Si el 10 de diciembre de 1983 es evocado todos los años, y con absoluta justicia, como la fecha emblemática de la restauración de la democracia en la Argentina, el 3 de diciembre 1990 merece ser recordado como la jornada histórica en la que esa democracia incipiente quedó inscripta para siempre en la vida de la República.
Cuando en aquella madrugada de hace 29 años un grupo de militares se alzó en armas contra el orden constitucional, tuve inmediatamente la firme convicción de que mi responsabilidad personal e intransferible como Presidente de los argentinos era que ese desafío tuviera una respuesta contundente y ejemplar, algo que significara un “antes” y un “después” en la memoria nuestro pueblo.
Esta decisión implicaba que los sublevados, que habían ocupado el Edificio Libertador, a escasas metros de la Casa de Gobierno, el cuartel del Regimiento de Patricios, en el barrio de Palermo, y la fábrica de tanques situada en la localidad de Boulogne, en las afueras de Buenos Aires, tenían que ser derrotados por los efectivos del Ejército Argentino, que de ese modo sellarían su reconciliación definitiva con la democracia
Quedando clara y definitivamente demostrado entonces, que las propias Fuerzas Armadas argentinas, serían las que defenderían el orden constitucional, frente a quienes pretendieran subvertirlo.
Como suele suceder en los momentos de incertidumbre, no faltaron quienes, aún dentro de nuestro propio gobierno, insinuaron la conveniencia de gestionar un armisticio con los jefes amotinados.

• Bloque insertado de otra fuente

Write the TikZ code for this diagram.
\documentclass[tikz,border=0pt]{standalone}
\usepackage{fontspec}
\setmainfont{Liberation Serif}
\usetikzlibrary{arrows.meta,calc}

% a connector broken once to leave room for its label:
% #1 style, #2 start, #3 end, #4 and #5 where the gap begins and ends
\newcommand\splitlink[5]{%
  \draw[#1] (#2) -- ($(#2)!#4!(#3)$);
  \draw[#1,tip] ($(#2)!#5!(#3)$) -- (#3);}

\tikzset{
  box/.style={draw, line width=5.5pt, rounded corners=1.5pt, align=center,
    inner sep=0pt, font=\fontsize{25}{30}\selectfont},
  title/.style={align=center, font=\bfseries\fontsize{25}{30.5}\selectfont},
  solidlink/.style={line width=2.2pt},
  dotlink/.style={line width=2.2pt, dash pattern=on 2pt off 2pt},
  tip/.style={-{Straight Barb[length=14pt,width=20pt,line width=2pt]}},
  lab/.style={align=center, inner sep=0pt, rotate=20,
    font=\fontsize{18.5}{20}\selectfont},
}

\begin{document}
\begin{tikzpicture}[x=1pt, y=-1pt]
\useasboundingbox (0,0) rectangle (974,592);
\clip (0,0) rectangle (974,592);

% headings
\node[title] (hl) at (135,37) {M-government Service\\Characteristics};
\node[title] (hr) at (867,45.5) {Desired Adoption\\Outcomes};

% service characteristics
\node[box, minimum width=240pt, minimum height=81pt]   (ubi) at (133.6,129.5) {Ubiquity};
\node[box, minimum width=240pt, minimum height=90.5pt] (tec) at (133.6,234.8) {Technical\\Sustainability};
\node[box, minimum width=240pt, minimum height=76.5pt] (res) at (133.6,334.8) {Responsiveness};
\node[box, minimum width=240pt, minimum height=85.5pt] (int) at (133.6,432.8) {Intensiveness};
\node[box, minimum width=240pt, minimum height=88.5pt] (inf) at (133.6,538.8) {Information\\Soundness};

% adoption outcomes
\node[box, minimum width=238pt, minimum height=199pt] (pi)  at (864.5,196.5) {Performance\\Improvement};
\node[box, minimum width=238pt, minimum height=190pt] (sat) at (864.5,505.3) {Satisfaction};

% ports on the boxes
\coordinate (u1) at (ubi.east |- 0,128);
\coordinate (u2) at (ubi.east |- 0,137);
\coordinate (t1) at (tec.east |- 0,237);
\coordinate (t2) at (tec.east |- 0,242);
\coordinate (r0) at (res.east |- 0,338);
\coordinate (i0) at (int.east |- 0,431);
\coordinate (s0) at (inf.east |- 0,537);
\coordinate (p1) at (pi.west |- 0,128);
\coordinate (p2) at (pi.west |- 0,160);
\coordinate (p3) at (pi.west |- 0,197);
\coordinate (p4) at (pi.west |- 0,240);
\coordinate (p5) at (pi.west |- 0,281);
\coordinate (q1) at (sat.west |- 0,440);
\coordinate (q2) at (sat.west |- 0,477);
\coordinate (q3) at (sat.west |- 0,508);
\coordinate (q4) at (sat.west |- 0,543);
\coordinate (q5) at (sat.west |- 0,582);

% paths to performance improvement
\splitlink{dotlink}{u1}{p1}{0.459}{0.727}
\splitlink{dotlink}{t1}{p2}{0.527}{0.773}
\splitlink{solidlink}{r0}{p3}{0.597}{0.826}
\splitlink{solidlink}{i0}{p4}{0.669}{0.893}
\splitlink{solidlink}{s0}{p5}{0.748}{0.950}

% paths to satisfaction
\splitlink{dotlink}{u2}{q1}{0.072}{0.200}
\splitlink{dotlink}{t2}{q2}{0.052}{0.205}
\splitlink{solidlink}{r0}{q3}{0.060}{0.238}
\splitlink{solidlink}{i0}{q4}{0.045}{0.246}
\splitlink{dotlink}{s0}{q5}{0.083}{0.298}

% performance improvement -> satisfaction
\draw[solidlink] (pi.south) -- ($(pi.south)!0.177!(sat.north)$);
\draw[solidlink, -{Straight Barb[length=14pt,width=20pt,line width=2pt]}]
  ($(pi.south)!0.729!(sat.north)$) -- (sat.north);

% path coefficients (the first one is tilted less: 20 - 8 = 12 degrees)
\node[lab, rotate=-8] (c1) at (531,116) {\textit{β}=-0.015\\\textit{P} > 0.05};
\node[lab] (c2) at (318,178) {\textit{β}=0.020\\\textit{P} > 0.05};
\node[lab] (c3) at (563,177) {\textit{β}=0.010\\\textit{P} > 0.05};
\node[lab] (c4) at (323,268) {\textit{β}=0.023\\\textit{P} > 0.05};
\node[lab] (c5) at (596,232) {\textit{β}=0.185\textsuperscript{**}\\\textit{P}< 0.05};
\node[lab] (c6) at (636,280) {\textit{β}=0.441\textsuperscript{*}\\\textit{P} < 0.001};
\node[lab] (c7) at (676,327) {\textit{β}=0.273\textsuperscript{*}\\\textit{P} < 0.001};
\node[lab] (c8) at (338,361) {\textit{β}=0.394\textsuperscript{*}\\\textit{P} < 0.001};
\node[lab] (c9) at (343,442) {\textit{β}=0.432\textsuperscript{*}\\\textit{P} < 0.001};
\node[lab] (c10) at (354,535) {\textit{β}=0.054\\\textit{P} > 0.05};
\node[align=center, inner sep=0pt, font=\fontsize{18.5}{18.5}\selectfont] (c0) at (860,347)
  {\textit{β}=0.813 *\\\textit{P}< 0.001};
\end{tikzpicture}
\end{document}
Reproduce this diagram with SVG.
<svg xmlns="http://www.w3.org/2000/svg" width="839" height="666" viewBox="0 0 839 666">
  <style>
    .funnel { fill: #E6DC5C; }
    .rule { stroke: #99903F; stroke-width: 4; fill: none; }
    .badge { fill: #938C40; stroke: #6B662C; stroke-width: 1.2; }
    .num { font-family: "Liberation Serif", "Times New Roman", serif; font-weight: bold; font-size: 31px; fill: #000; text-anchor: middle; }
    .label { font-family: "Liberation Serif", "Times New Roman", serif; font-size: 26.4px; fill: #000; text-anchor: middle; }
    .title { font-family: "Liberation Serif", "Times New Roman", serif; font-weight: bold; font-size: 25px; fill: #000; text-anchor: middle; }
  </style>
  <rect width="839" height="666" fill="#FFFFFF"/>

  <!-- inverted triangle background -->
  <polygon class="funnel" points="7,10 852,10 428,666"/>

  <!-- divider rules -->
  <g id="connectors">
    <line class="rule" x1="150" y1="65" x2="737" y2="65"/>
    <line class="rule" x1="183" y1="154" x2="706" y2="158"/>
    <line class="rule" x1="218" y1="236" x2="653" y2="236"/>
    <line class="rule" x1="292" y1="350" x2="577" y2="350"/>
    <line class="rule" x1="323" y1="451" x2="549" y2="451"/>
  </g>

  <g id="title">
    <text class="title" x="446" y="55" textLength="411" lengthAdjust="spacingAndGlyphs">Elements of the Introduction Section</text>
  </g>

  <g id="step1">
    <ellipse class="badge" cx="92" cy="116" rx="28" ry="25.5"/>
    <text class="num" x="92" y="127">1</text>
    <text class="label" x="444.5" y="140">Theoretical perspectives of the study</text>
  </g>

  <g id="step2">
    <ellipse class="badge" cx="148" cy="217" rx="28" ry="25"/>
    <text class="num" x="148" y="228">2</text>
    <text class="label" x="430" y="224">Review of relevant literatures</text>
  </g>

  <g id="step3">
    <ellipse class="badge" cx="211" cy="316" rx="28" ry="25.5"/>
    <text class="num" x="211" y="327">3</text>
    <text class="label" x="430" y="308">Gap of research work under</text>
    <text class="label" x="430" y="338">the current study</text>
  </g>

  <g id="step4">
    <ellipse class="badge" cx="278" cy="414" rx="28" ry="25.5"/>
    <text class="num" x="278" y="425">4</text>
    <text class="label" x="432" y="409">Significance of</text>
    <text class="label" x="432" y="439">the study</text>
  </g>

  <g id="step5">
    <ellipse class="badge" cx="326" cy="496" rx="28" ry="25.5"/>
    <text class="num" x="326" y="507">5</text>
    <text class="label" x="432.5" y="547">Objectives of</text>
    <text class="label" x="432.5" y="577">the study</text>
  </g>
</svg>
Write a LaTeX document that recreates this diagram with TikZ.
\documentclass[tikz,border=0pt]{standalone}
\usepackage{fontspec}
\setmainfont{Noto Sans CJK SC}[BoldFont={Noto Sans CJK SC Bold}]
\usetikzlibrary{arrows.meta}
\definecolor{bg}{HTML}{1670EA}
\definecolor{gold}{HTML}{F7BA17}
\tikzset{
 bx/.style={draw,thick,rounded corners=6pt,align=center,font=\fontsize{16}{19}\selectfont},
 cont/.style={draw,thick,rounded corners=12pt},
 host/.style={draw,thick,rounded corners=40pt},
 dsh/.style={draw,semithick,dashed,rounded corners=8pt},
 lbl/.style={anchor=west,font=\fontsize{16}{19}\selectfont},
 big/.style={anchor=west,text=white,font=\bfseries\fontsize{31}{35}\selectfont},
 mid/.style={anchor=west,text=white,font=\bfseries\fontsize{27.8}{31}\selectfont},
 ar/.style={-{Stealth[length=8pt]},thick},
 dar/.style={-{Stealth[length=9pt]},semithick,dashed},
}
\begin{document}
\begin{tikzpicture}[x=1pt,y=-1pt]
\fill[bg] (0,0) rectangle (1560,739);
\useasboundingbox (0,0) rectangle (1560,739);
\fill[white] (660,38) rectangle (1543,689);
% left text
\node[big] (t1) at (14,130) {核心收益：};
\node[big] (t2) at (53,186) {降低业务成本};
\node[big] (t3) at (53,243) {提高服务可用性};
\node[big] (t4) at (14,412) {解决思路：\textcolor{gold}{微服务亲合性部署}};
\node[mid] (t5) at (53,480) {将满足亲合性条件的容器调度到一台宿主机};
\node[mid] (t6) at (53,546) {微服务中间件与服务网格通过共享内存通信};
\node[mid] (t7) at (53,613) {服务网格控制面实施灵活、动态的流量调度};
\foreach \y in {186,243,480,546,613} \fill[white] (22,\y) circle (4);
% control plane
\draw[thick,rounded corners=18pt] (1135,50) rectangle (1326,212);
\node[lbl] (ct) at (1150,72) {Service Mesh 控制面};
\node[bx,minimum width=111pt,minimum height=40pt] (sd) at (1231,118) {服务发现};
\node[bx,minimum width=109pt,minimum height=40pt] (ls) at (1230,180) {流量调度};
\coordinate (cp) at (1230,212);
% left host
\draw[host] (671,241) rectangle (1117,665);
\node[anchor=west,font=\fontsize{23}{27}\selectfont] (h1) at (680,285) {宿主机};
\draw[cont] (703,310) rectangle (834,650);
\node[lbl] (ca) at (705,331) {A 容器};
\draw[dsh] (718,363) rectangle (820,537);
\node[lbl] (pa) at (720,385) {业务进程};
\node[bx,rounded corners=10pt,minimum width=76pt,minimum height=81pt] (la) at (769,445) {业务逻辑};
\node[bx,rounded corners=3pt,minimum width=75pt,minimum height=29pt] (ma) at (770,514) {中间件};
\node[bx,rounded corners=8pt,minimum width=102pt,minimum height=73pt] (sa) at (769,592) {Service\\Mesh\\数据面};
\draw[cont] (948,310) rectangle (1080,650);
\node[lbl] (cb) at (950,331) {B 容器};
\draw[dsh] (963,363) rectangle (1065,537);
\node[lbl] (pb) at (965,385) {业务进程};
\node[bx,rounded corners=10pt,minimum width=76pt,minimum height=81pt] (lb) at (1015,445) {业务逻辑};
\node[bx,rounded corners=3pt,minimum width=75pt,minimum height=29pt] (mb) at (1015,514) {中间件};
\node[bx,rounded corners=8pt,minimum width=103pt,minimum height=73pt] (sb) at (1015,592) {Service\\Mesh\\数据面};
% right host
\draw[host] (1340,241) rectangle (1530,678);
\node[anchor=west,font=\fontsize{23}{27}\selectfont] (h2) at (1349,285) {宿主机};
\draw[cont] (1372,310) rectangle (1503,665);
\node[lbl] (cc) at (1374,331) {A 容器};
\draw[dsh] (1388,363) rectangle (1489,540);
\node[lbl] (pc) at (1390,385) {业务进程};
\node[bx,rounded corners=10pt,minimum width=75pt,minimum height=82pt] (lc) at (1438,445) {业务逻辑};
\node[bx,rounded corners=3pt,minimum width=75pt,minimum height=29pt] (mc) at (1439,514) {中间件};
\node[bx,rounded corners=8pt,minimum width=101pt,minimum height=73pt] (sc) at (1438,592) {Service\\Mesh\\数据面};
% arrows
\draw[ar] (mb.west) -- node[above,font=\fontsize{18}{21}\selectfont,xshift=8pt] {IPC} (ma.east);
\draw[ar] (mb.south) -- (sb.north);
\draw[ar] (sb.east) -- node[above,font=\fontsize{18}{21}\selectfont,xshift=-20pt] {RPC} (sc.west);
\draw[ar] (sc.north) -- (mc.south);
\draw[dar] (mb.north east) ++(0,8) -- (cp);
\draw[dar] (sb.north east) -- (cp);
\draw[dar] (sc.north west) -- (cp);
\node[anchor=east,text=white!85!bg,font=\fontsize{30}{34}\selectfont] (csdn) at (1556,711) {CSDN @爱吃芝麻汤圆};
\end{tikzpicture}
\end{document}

Estaba todavía fresco el recuerdo de lo sucedido en un pasado reciente, en las anteriores rebeliones castrenses contra el gobierno constitucional del doctor Raúl Alfonsín, cuando las circunstancias llevaron a las autoridades a establecer canales de negociación con los militares sublevados.
Puedo garantizar que jamás, ni por un solo instante, cruzó por mi cabeza la idea de aceptar esas sugerencias, sin duda bien intencionadas. Sentí que era imprescindible para la salud de la Argentina y para las propias Fuerzas Armadas demostrar que la autoridad presidencial, como máxima expresión de la voluntad popular, no podía quedar sujeta a la extorsión de grupos armados que pretendieran imponer condicionamientos de ningún tipo a las instituciones de la República.
De allí que en aquellas dramáticas dieciocho horas que mediaron entre el inicio y el fin del amotinamiento, la decisión irrevocable fue siempre la de exigir la rendición incondicional de los sublevados para que, como luego ocurrió, fueran juzgados por los tribunales competentes y en aplicación de las leyes de la República.
De esta forma, pocos días después de estos episodio de diciembre de 1990 la Argentina pudo vivir una Navidad en paz y tranquilidad, con la plena conciencia de que con la democracia no se juega y que un nuevo y rotundo “Nunca más” había dejado para siempre atrás los miedos derivados de las tantas noches oscuras de nuestra historia.